The development of high-performance all-solid-state ion batteries necessitates the design of solid-state electrolytes (SSEs) with high ionic conductivity and excellent electrochemical stability. Antiperovskite (AP) X₃BA, as the electronically inverted derivative of perovskite ABX₃, has garnered significant attention in the field of energy storage batteries due to its superior ionic conductivity. However, the relationship between their structure and ion diffusion behavior warrants further investigation. In this work, we constructed a machine learning (ML) framework for predicting and analyzing the ionic conductivity of the AP SSE, which encompasses data collection, feature selection, and training of various ML models.
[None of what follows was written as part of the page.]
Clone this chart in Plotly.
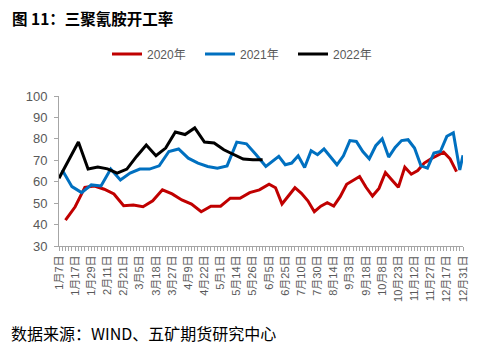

The optimal ML model demonstrated an exceptional classification performance, achieving an accuracy rate as high as 94%. Furthermore, we employed the ion substitution method to expand the sample size from 168 to 150,000 orders of magnitude. Based on this expanded data set, we examined and analyzed the mechanisms underlying high ionic conductivity from a big data perspective. The findings reveal a strong correlation between the ionic conductivity and atomic-scale characteristics at the A-site. The electronegativity, density, and ionic radius at the A-site are identified as the three most critical features influencing ionic conductivity. The interpretable ML model constructed in this study enables high-precision prediction of the ionic conductivity of AP materials, provides insightful design principles, and significantly accelerates the development and application of AP SSEs.